What’s particularly coming to light as universities teeter on the brink of bankruptcy is just how poorly they’ve been treating students. Universities have become not just ideological monoliths, but little more than diploma mills. The idea of universities as bastions of free thought and “higher learning”, in every sense of the phrase, has been substituted for a grubby grab for cash.

Is it foolish to hope for different, improved leadership at our major universities? Certainly, if incoming VCs are smart, they will turn their attention to domestic students who have long been ignored in favour of cash cows in China. But to understand what stands in the way of providing Australian students with an excellent university education, one needs to first understand the entrenched problems at our biggest tertiary institutions[…]

[A]n insider, a high-flying professor of media and communications, says Australia’s major universities[…]says universities are beholden to the worst forms of authoritarianism and laissez-faire economics.

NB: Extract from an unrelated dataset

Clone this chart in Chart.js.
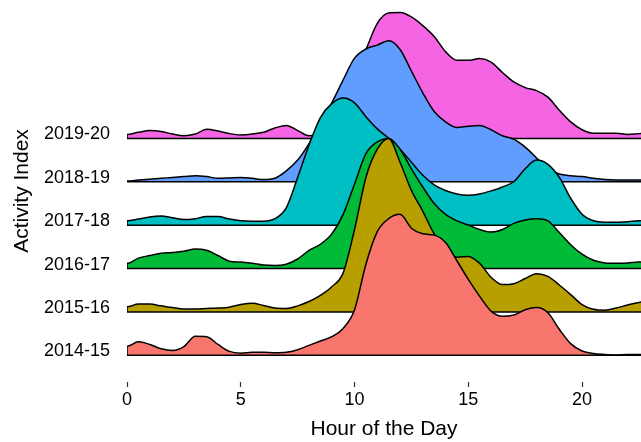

These are the two shoots of the hybrid, poisonous vine which is strangling the universities. Conservative critics rightly point to the stifling ideological conformity which is suffocating campuses. This can be attributed to the Long March through the institutions.

But, left-wing critics like Chris Trotter are also rightly pointing to the “market reforms” of the 1980s which turned universities from ivory towers into educational Wal-Marts. Seemingly paradoxically, the Market Reformers have been in lockstep with the Long Marchers.

Alas, it’s not just little Stalins running dictatorials who are dumbing down a university education for Australian students.

As the professor of media and communications tells Inquirer, the greedy corporatist agenda of university administrators, relying on a gravy train of international students, mostly from mainland China, is also lowering standards at universities that crow about their rankings.

International students are being admitted with plainly substandard levels of English language ability. This is not a slur on the students. In fact, it’s students who are being short-changed by the universities’ greed. International students are being left out of their depth, struggling with course content and denied the full benefit of the education they pay a great deal of money for. Local students are being hampered, especially in group assignments and by course content increasingly dumbed-down so that international students with poor English can at least try and cope.

Like pernicious, ideological Wonder Twins, the Long Marchers and the Market Reformers have combined their powers to create substandard universities which frankly deserve to fail.

While it might seem like grumpy conservatives are just peeved that the left have ‘won’, it has to be emphasised that a right-wing conformity would be just as revolting. Universities are supposed to be places where young minds, right or left, are free to challenge and be challenged by opposing viewpoints.

As universities go begging to the government for emergency funding to keep them alive, taxpayers and students alike have the right to expect something much better in return than the substandard muck they’ve been served for the last few decades.

It would be a shame to see Australia’s once-great university sector fail. It would be an even worse shame to see it carry on with business-as-usual.